The Matus Law Group in New Jersey offers comprehensive legal guidance for individuals interested in integrating a QPRT into their estate planning. Our team of knowledgeable New Jersey trust attorneys provides tailored advice and practical solutions, helping clients effectively manage the establishment and administration of a QPRT. Whether you are considering setting up a new trust or seeking assistance with an existing one, The Matus Law Group can help you achieve your estate planning goals while adhering to New Jersey’s legal requirements.

If you are considering a QPRT for your estate plan to protect your property and benefit your family’s future, connect with The Matus Law Group today. Our attorneys are ready to assist you with every step of the process, ensuring that your property is secured and your estate planning needs are met with professionalism and attention to detail.  Contact us at (732) 281-0060 for skilled legal assistance.

What are Qualified Personal Residence Trusts (QPRT)?

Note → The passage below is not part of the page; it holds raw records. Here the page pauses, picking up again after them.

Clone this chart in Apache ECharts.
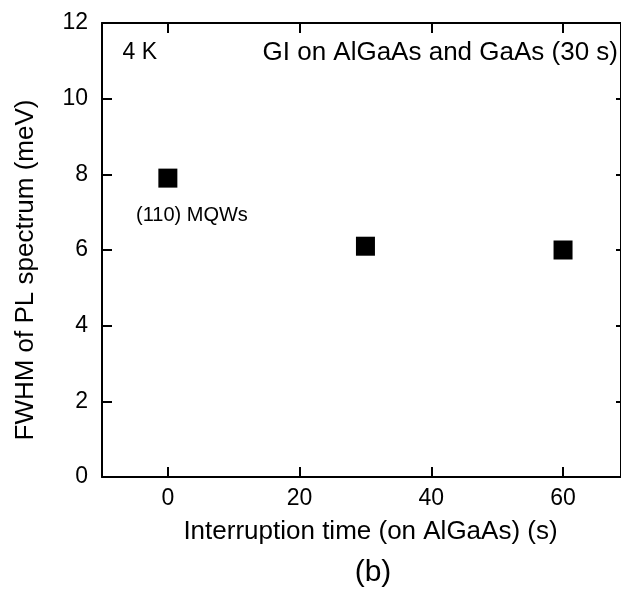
<!DOCTYPE html>
<html>
<head>
<meta charset="utf-8">
<script src="https://cdn.jsdelivr.net/npm/echarts@6/dist/echarts.min.js"></script>
<style>
  html, body { margin: 0; padding: 0; background: #fff; }
  #chart { width: 621px; height: 597px; }
</style>
</head>
<body>
<div id="chart"></div>
<script>
// Interruption time on AlGaAs (s) and PL linewidth (meV) at 4 K
const interruptionTime = [0, 30, 60];
const fwhm = [7.9, 6.1, 6.0];
const xTickValues = [0, 20, 40, 60];
const yTickValues = [0, 2, 4, 6, 8, 10, 12];

const FONT = 'Liberation Sans, Arial, sans-serif';
const INK = '#000';

const chart = echarts.init(document.getElementById('chart'), null, { renderer: 'canvas' });

const baseX = {
  type: 'value',
  min: -10,
  max: 68.8,
  splitLine: { show: false },
  axisLine: { show: true, onZero: false, lineStyle: { color: INK, width: 2 } },
  axisTick: { show: true, inside: true, length: 10, customValues: xTickValues, lineStyle: { color: INK, width: 2 } }
};

const baseY = {
  type: 'value',
  min: 0, max: 12, interval: 2,
  splitLine: { show: false },
  axisLine: { show: true, onZero: false, lineStyle: { color: INK, width: 2 } }
};

chart.setOption({
  animation: false,
  backgroundColor: '#fff',
  // the right frame edge sits right at the canvas border
  grid: { left: 102, right: -0.5, top: 23, bottom: 120, containLabel: false },
  xAxis: [
    Object.assign({}, baseX, {
      position: 'bottom',
      axisLabel: { show: true, customValues: xTickValues, margin: 10, fontFamily: FONT, fontSize: 23, color: INK }
    }),
    Object.assign({}, baseX, {
      position: 'top',
      axisLabel: { show: false }
    })
  ],
  yAxis: [
    Object.assign({}, baseY, {
      position: 'left',
      axisTick: { show: true, inside: true, length: 10, lineStyle: { color: INK, width: 2 } },
      axisLabel: { margin: 14, fontFamily: FONT, fontSize: 23, color: INK,
                   customValues: yTickValues }
    }),
    Object.assign({}, baseY, {
      position: 'right',
      axisTick: { show: true, inside: true, length: 5, lineStyle: { color: INK, width: 2 } },
      axisLabel: { show: false }
    })
  ],
  series: [{
    type: 'scatter',
    xAxisIndex: 0,
    yAxisIndex: 0,
    symbol: 'rect',
    symbolSize: 19,
    itemStyle: { color: INK, opacity: 1 },
    data: interruptionTime.map((t, i) => [t, fwhm[i]])
  }],
  graphic: [
    // axis titles
    { type: 'text', x: 370.5, y: 532,
      style: { text: 'Interruption time (on AlGaAs) (s)', font: '26px ' + FONT, fill: INK,
               textAlign: 'center', textVerticalAlign: 'middle' } },
    { type: 'text', x: 26, y: 270, rotation: Math.PI / 2,
      style: { text: 'FWHM of PL spectrum (meV)', font: '26px ' + FONT, fill: INK,
               textAlign: 'center', textVerticalAlign: 'middle' } },
    // in-plot notes
    { type: 'text', x: 122.5, y: 53,
      style: { text: '4 K', font: '23px ' + FONT, fill: INK, textVerticalAlign: 'middle' } },
    { type: 'text', x: 618, y: 53,
      style: { text: 'GI on AlGaAs and GaAs (30 s)', font: '26px ' + FONT, fill: INK,
               textAlign: 'right', textVerticalAlign: 'middle' } },
    { type: 'text', x: 136, y: 215,
      style: { text: '(110) MQWs', font: '20px ' + FONT, fill: INK, textVerticalAlign: 'middle' } },
    // panel label
    { type: 'text', x: 373, y: 573,
      style: { text: '(b)', font: '30px ' + FONT, fill: INK,
               textAlign: 'center', textVerticalAlign: 'middle' } }
  ]
});
</script>
</body>
</html>
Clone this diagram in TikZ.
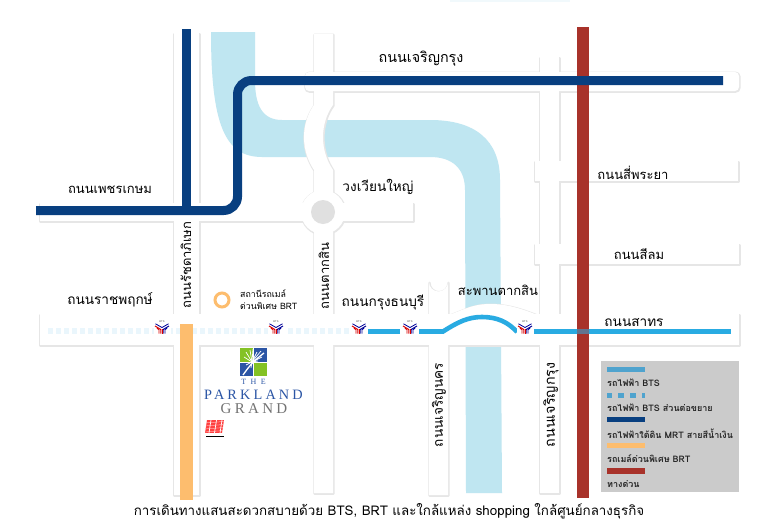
\documentclass[tikz,border=0pt]{standalone}
\usepackage{fontspec}
\setmainfont{Liberation Sans}
\newfontfamily\thaifont[Script=Thai]{Loma}
\newfontfamily\serifcaps[LetterSpace=22]{Liberation Serif}
\definecolor{riverc}{HTML}{BFE6F1}
\definecolor{mrtc}{HTML}{083F80}
\definecolor{expc}{HTML}{A8322A}
\definecolor{brtc}{HTML}{FDBD6E}
\definecolor{btsc}{HTML}{29ABE2}
\definecolor{btslegend}{HTML}{4FA3CE}
\definecolor{extc}{HTML}{EAF6FC}
\definecolor{legendbg}{HTML}{CBCBCB}
\definecolor{roadedge}{HTML}{E6E6E6}
\definecolor{logogreen}{HTML}{84C225}
\definecolor{logoblue}{HTML}{2B55A5}
\tikzset{
  roadshadow/.style={draw=roadedge,fill=roadedge,line width=2.2pt,line join=round,shift={(0.5,0.7)}},
  roadface/.style={fill=white,draw=none},
  lbl/.style={font=\thaifont\fontsize{13}{15}\selectfont,text=black,inner sep=0pt},
  lblb/.style={lbl,font=\thaifont\fontsize{13.6}{15}\selectfont},
  lblc/.style={lbl,font=\thaifont\fontsize{14.3}{15}\selectfont},
  leg/.style={font=\thaifont\bfseries\fontsize{9}{11}\selectfont,text=black!85,inner sep=0pt,anchor=west},
  swatch/.style={line width=5pt},
  mrtline/.style={draw=mrtc,line width=9pt},
  btsline/.style={draw=btsc,line width=4.6pt}
}
\newcommand{\roadpieces}[1]{
  \path[#1] (174,33) rectangle (199,495);
  \path[#1] (540,57) rectangle (559,493);
  \path[#1] (40,203) rectangle (413,221);
  \path[#1,rounded corners=4pt] (305,72) rectangle (739,91);
  \path[#1] (535,161) rectangle (738,181);
  \path[#1] (535,244) rectangle (739,264);
  \path[#1] (40,314) rectangle (739,345);
  \path[#1] (429,282) arc[start angle=180,end angle=0,radius=9.5] -- (448,495) -- (429,495) -- cycle;
  \path[#1] (323,212) circle[radius=22];
  \path[#1] (314,34) -- (333,34) -- (333,105) .. controls (327,113) and (323,125) .. (323,137)
     .. controls (323,150) and (327,161) .. (333,170) -- (333,493) -- (314,493) -- (314,170)
     .. controls (308,161) and (304,150) .. (304,137) .. controls (304,125) and (308,113) .. (314,105) -- cycle;
  \path[#1] (440,318) .. controls (460,312) and (470,304) .. (490,304) .. controls (510,304) and (525,310) .. (545,318)
     -- (522,343) .. controls (512,339) and (505,334) .. (490,334) .. controls (470,334) and (462,339) .. (445,343) -- cycle;
}
\newcommand{\btslogo}[3]{%
  \node[inner sep=0pt,minimum size=0pt] (#1) at (#2,#3) {};
  \begin{scope}[shift={(#1)}]
    \fill[white] (-8.5,-7) rectangle (8.5,7);
    \node[inner sep=0pt,font=\fontsize{2.6}{3}\selectfont,text=black!70] at (0,-5.7) {BTS};
    \draw[blue!60!black,line width=.8pt] (-6.5,-3.2) -- (0,.5) -- (6.5,-3.2);
    \draw[red!85!black,line width=1pt] (-7,-1) -- (-1.2,2.5) -- (-1.2,6.5);
    \draw[blue!60!black,line width=1pt] (7,-1) -- (1.2,2.5) -- (1.2,6.5);
    \draw[red!85!black,line width=.9pt] (-5,1.2) -- (-3,2.7) -- (-3,6.5);
    \draw[red!85!black,line width=.9pt] (0,2) -- (0,6.5);
    \draw[blue!60!black,line width=.9pt] (5,1.2) -- (3,2.7) -- (3,6.5);
  \end{scope}
}
\begin{document}
\begin{tikzpicture}[x=1pt,y=-1pt]
\useasboundingbox (0,0) rectangle (762,530);
\fill[white] (0,0) rectangle (762,530);
% faint strip at the very top
\fill[riverc!22] (450,0) rectangle (570,2);
% river
\path[fill=riverc] (211,32) -- (255,32) -- (255,80)
  .. controls (255,105) and (262,120) .. (282,120)
  -- (430,120) .. controls (475,120) and (500,140) .. (500,180)
  -- (502,493) -- (466,493) -- (465,190)
  .. controls (465,168) and (452,157) .. (430,157)
  -- (262,157) .. controls (225,157) and (211,125) .. (211,32) -- cycle;
% roads
\roadpieces{roadshadow}
\roadpieces{roadface}
\fill[black!12] (323,212) circle[radius=12];
% lines
\draw[extc,line width=6pt,dash pattern=on 5pt off 3pt] (48,331) -- (350,331);
\draw[btsline] (367,331.5) -- (400,331.5);
\draw[btsline] (418,331.5) -- (443,331.5) .. controls (458,322) and (468,317) .. (482,317) .. controls (497,317) and (508,322) .. (517,332);
\draw[btsline] (533,331.5) -- (731,331.5);
\draw[expc,line width=12pt] (583,27) -- (583,498);
\draw[btsc,line width=4.6pt,opacity=.55] (577,331.5) -- (589,331.5);
\draw[brtc,line width=13pt] (186.5,324) -- (186.5,500);
\draw[mrtline] (186.5,29) -- (186.5,210.5);
\draw[mrtline,rounded corners=14pt] (36,210.5) -- (237.5,210.5) -- (237.5,80.5) -- (723,80.5);
% BTS logos
\btslogo{bA}{162}{327}
\btslogo{bB}{276}{327}
\btslogo{bC}{359}{327}
\btslogo{bD}{410}{327}
\btslogo{bE}{525}{327}
% road labels
\node[lblc] (t1) at (421,59) {ถนนเจริญกรุง};
\node[lbl] (t2) at (110,190) {ถนนเพชรเกษม};
\node[lblb] (t3) at (378,187) {วงเวียนใหญ่};
\node[lbl] (t4) at (633,173) {ถนนสี่พระยา};
\node[lbl] (t5) at (639,254) {ถนนสีลม};
\node[lblb] (t6) at (110,300) {ถนนราชพฤกษ์};
\node[lblb] (t7) at (383,303) {ถนนกรุงธนบุรี};
\node[lbl] (t8) at (498,290) {สะพานตากสิน};
\node[lblb] (t9) at (634,323) {ถนนสาทร};
\node[lbl,rotate=90] (t10) at (186,265) {ถนนรัชดาภิเษก};
\node[lbl,rotate=90] (t11) at (324,276) {ถนนตากสิน};
\node[lblb,rotate=90] (t12) at (439,405) {ถนนเจริญนคร};
\node[lblc,rotate=90] (t13) at (551,405) {ถนนเจริญกรุง};
% BRT station
\draw[brtc,line width=3pt] (222,300) circle[radius=7];
\node[lbl,font=\thaifont\fontsize{8.8}{12}\selectfont,align=left,anchor=west] (st) at (240,299.5) {สถานีรถเมล์\\ด่วนพิเศษ BRT};
% Parkland logo
\fill[logogreen] (240,348) rectangle (253,361.5);
\fill[logoblue] (254,348) rectangle (267,361.5);
\fill[logoblue] (240,362.5) rectangle (253,376);
\fill[logogreen] (254,362.5) rectangle (267,376);
\draw[white,line width=1.3pt] (243,375) .. controls (248,368) and (252,362) .. (264,353);
\foreach \a/\b in {246/352,250/350,253/349,257/352,261/351,244/357,243/362,246/365,251/368,258/361,262/357}{
  \draw[white,line width=.7pt] (252,362) -- (\a,\b);}
\node[inner sep=0pt,font=\serifcaps\fontsize{8}{9}\selectfont,text=logoblue] (pk0) at (253.5,382) {T\;\;H\;\;E};
\node[inner sep=0pt,font=\serifcaps\fontsize{14.3}{15}\selectfont,text=logoblue] (pk1) at (253.5,394.5) {PARKLAND};
\node[inner sep=0pt,font=\serifcaps\fontsize{15}{15}\selectfont,text=black!55] (pk2) at (254,408.5) {GRAND};
% red mark
\begin{scope}
\clip (207,420) -- (224,420) -- (222,433) -- (205,433) -- cycle;
\fill[red!75] (205,420) rectangle (224,433);
\foreach \x in {211,216.5,222}{\draw[white,line width=.7pt] (\x,420) -- (\x-2,433);}
\foreach \y in {423,426,429,432}{\draw[white,line width=.25pt] (205,\y) -- (224,\y-1.5);}
\end{scope}
\draw[black,line width=.6pt] (206,436.5) -- (224,436.5);
% legend
\fill[legendbg] (601,361) rectangle (739,492);
\draw[swatch,btslegend] (607,369) -- (645,369);
\draw[swatch,btslegend,dash pattern=on 6pt off 6pt,dash phase=1pt] (607,395) -- (645,395);
\draw[swatch,mrtc] (607,419.7) -- (645,419.7);
\draw[swatch,brtc] (607,445.2) -- (645,445.2);
\draw[line width=6pt,expc] (607,470.7) -- (645,470.7);
\node[leg] (l1) at (607,382.7) {รถไฟฟ้า BTS};
\node[leg] (l2) at (607,408) {รถไฟฟ้า BTS ส่วนต่อขยาย};
\node[leg] (l3) at (607,434) {รถไฟฟ้าใต้ดิน MRT สายสีน้ำเงิน};
\node[leg] (l4) at (607,458.6) {รถเมล์ด่วนพิเศษ BRT};
\node[leg] (l5) at (607,484) {ทางด่วน};
% caption
\node[lbl,font=\thaifont\fontsize{13.35}{16}\selectfont] (cap) at (389,511) {การเดินทางแสนสะดวกสบายด้วย BTS, BRT และใกล้แหล่ง shopping ใกล้ศูนย์กลางธุรกิจ};
\end{tikzpicture}
\end{document}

A Qualified Personal Residence Trust (QPRT) is a type of irrevocable trust designed to reduce the amount of gift and estate taxes typically due when transferring a personal residence to beneficiaries. In a QPRT, an individual transfers their home into the trust for a specified period while retaining the right to live in the home. Once this period expires, the property passes to the beneficiaries, often the grantor’s children, at a reduced tax rate.

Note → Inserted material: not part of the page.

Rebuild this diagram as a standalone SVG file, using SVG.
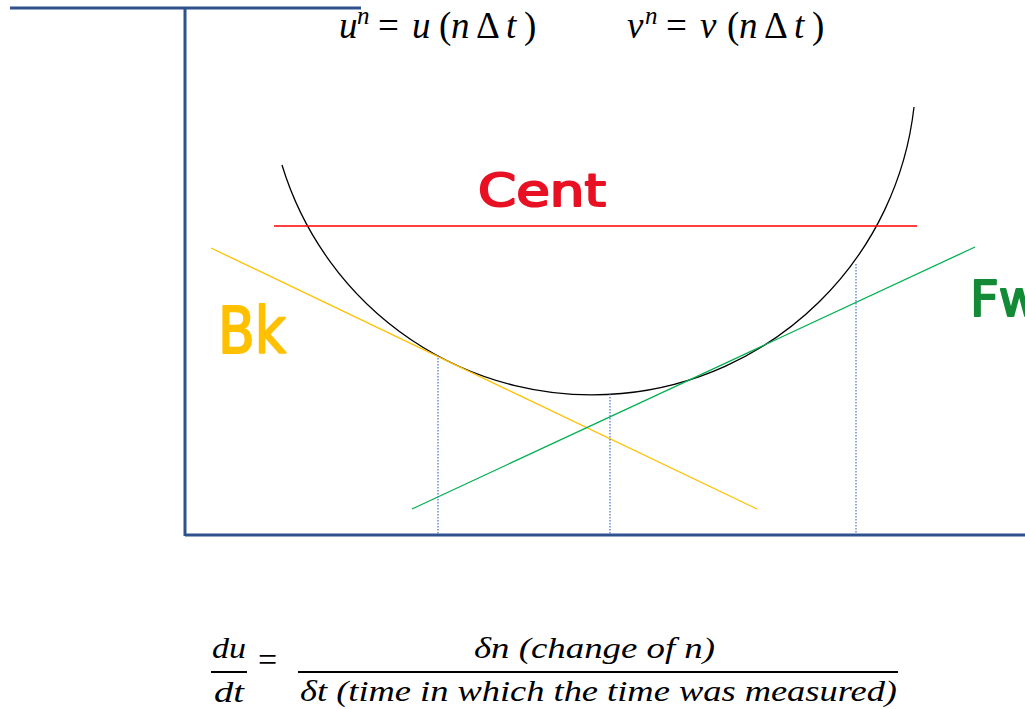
<svg xmlns="http://www.w3.org/2000/svg" width="1025" height="709" viewBox="0 0 1025 709">
<style>
.ax{stroke:#2F528F;stroke-width:3;fill:none}
.m{font-family:"Liberation Serif","DejaVu Serif",serif;font-style:italic;fill:#000}
.up{font-style:normal}
.hw{font-family:"DejaVu Sans","Noto Sans",sans-serif;stroke-width:2;stroke-linejoin:round}
.dot{stroke:#4472C4;stroke-width:1.2;stroke-dasharray:1.5 1.5;fill:none}
</style>
<rect width="1025" height="709" fill="#fff"/>
<g id="axes">
<line class="ax" x1="10" y1="8" x2="361" y2="8"/>
<line class="ax" x1="185" y1="8" x2="185" y2="536"/>
<line class="ax" x1="185" y1="535" x2="1025" y2="535"/>
</g>
<g id="curve">
<path d="M282,165 A324,324 0 0 0 914,107" fill="none" stroke="#000" stroke-width="1.3"/>
</g>
<g id="connectors">
<line x1="274" y1="226" x2="917" y2="226" stroke="#FF0000" stroke-width="1.3"/>
<line x1="211" y1="248" x2="757" y2="509" stroke="#FFC000" stroke-width="1.3"/>
<line x1="412" y1="509" x2="975" y2="247" stroke="#00B050" stroke-width="1.3"/>
<line class="dot" x1="438" y1="355" x2="438" y2="534"/>
<line class="dot" x1="610" y1="394" x2="610" y2="534"/>
<line class="dot" x1="856" y1="264" x2="856" y2="534"/>
</g>
<g id="labels">
<text id="cent" class="hw" x="478" y="206" font-size="44" fill="#E81123" stroke="#E81123" textLength="128" lengthAdjust="spacingAndGlyphs">Cent</text>
<text id="bk" class="hw" x="218" y="353" font-size="64" fill="#FFC000" stroke="#FFC000" textLength="68" lengthAdjust="spacingAndGlyphs">Bk</text>
<text id="fw" class="hw" x="970" y="316" font-size="50" fill="#138A36" stroke="#138A36">Fw</text>
</g>
<g id="eq-top">
<text class="m" font-size="37" y="38"><tspan x="339">u</tspan><tspan x="357" y="24" font-size="25">n</tspan><tspan class="up" x="378" y="38">=</tspan><tspan x="412">u</tspan><tspan class="up" x="439">(</tspan><tspan x="451">n</tspan><tspan class="up" x="476">Δ</tspan><tspan x="506">t</tspan><tspan class="up" x="524">)</tspan></text>
<text class="m" font-size="37" y="38"><tspan x="627">v</tspan><tspan x="645" y="24" font-size="25">n</tspan><tspan class="up" x="666" y="38">=</tspan><tspan x="700">v</tspan><tspan class="up" x="727">(</tspan><tspan x="739">n</tspan><tspan class="up" x="764">Δ</tspan><tspan x="794">t</tspan><tspan class="up" x="812">)</tspan></text>
</g>
<g id="eq-bottom">
<text class="m" x="212" y="658" font-size="30" textLength="34" lengthAdjust="spacingAndGlyphs">du</text>
<line x1="211" y1="672" x2="247" y2="672" stroke="#000" stroke-width="2"/>
<text class="m" x="214" y="702" font-size="30" textLength="30" lengthAdjust="spacingAndGlyphs">dt</text>
<text class="m up" x="258" y="671" font-size="34">=</text>
<text class="m" x="474" y="658" font-size="30" textLength="241" lengthAdjust="spacingAndGlyphs">δn (change of n)</text>
<line x1="298" y1="672" x2="898" y2="672" stroke="#000" stroke-width="2"/>
<text class="m" x="300" y="701" font-size="30" textLength="597" lengthAdjust="spacingAndGlyphs">δt (time in which the time was measured)</text>
</g>
</svg>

How a QPRT Differs from Other Types of Trusts

Unlike other trusts, which may focus on asset diversification or income generation, a QPRT is specifically used for managing and transferring a primary or secondary residence at a potentially lower tax liability. This focus on real estate distinguishes it from trusts like revocable living trusts or charitable lead trusts, which may encompass a broader range of assets and estate planning objectives. Moreover, the irrevocable nature of the QPRT means that once the trust is established and the property is transferred, the terms cannot be easily altered, fostering a stable estate planning structure.

Key Characteristics of a QPRT

One of the principal features of a QPRT is its duration, which is set at the trust’s inception and affects the tax benefits derived from it. The longer the term, the greater the potential tax savings, as the value of the residence is frozen for gift tax purposes at the time of the transfer. However, if the grantor does not outlive the term of the trust, the property may revert to the estate and lose the anticipated tax benefits. This introduces a calculated risk element into using a QPRT, which requires careful consideration and alignment with the overall estate planning strategy.

It is crucial to consider local regulations and tax implications when setting up a QPRT. New Jersey’s approach to estate and inheritance taxes, as well as how these interact with federal tax laws, should be evaluated to maximize the potential benefits of a QPRT for residents of the state.

The creation and management of a Qualified Personal Residence Trust (QPRT) are deeply influenced by legal requirements at both the federal and state levels. Understanding these legal frameworks is crucial for anyone considering a QPRT as part of their estate planning strategy. 

Federal Tax Implications for QPRTs

A QPRT offers significant advantages under federal tax laws, especially concerning estate and gift taxes. When a property is transferred into a QPRT, its value at the time of transfer is what’s considered for gift tax purposes, potentially lowering the tax burden significantly compared to its future value at the time of the grantor’s death. This can lead to substantial estate tax savings, as the residence is excluded from the estate’s total value if the grantor survives the term specified in the trust. These federal tax rules provide a powerful incentive for using a QPRT, but they also require careful planning to ensure the maximum tax benefits are realized.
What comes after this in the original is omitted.